I’m reading a paper analyzing the economic effectiveness of the Green Fab Lab Network concept.
The “GFLN” is a distributed network that promotes “green” practices for fabrication labs and makerspaces. They say:
“We are a distributed network that works promoting green entrepreneurship. Our business models include green fab academy, boutique hotels, and green eco factories, and integral biofarms.”
One of those practices could be to capture some of the waste 3D print scraps that inevitably are produced by 3D printers.
Those scraps include failed prints, spaghetti, support structures, and waste filament coils.
Normally, fabrication labs tend to throw this stuff in the trash, as there aren’t any convenient (or sometimes any) ways to properly recycle the material.
The research paper, entitled, “Green Fab Lab Applications of Large-Area Waste Polymer-based Additive Manufacturing” proposes a system to perform recycling on site at these facilities.
Their concept is that a fabrication lab could serve as a kind of local recycling facility for 3D print waste. They explain:
“With the use of industrial 3D printers capable of fused particle fabrication/ fused granular fabrication (FPF/FGF) printing directly from waste plastic streams, green fab labs could act as defacto recycling centers for converting waste plastics into valuable products for their communities. Clear financial drivers for this process have not been studied in the past.”
The paper then proceeds to do that very analysis by performing experiments with a Gigabot X, a typical 3D printer one might find in a makerspace.
Their analysis technically involved using waste material as input, and producing “large sporting equipment” test products, with ABS, PLA, Ninjaflex and PP as the materials. Their analysis included not only the technical feasibility, but also a complete, end-to-end view of the costs of the process, including electricity consumed.

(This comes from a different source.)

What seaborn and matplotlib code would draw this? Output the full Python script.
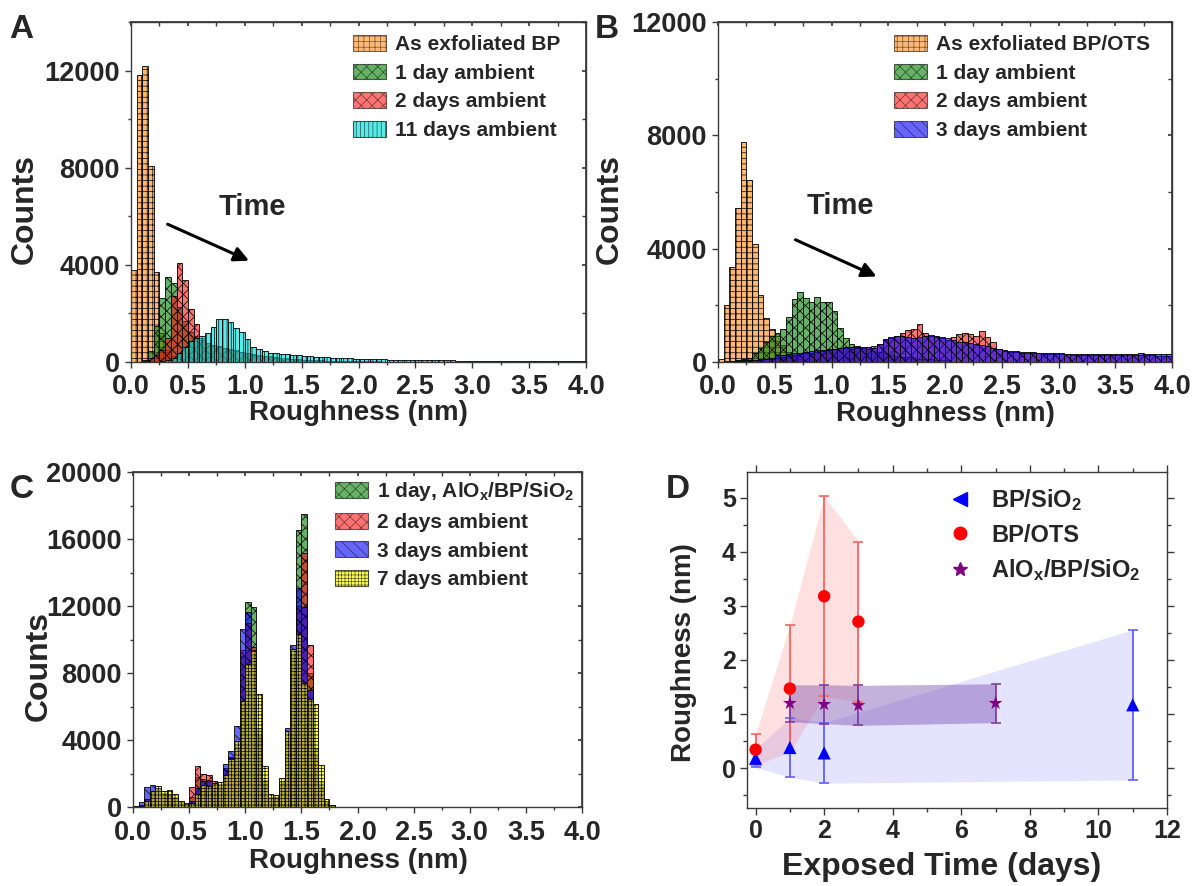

Products produced included skateboards, snowshoe parts, and paddles.
The experiment tested both pellets and granular material, which would be the normal input from recycling streams. However, this would require a device to chop up the scraps into appropriately sized chunks. The use of pellets and granular material eliminates the need for any type of filament-production equipment.
The Gigabot X is a fairly large machine, with a build volume of at least 610 x 610 x 610 mm. This allows the device to produce larger objects that would be less susceptible to the vagaries of random recycled input materials.
The paper estimated the cost of the Gigabot X machine at around US$22,000, including the specialized pellet extruder, so it’s not inexpensive to get this program launched, especially for often-poor makerspaces.
However, those startup costs were amortized over several years and offset against prints made with the device.
They found that the costs of producing the sporting goods products was vastly less than if using standard filaments. This is unsurprising, given that pellets are less expensive, and in this case the cost of scraps is zero. Thus the real cost in running the machines was electricity and a bit of operator time.
The paper investigated a number of operational scenarios, including “one print per week” all the way to “continuous printing”. In all cases, they found the configuration could make at least a small profit. Depending on the sale price of the items produced, the payback time was as low as 0.04 years (two weeks).
That’s an impressive result, and shows that it may be possible for fabrication labs and makerspaces to become profitable recycling depots for local areas.
The next step would seem to be a standard configuration and operating process for this approach that could make it easy for labs to participate.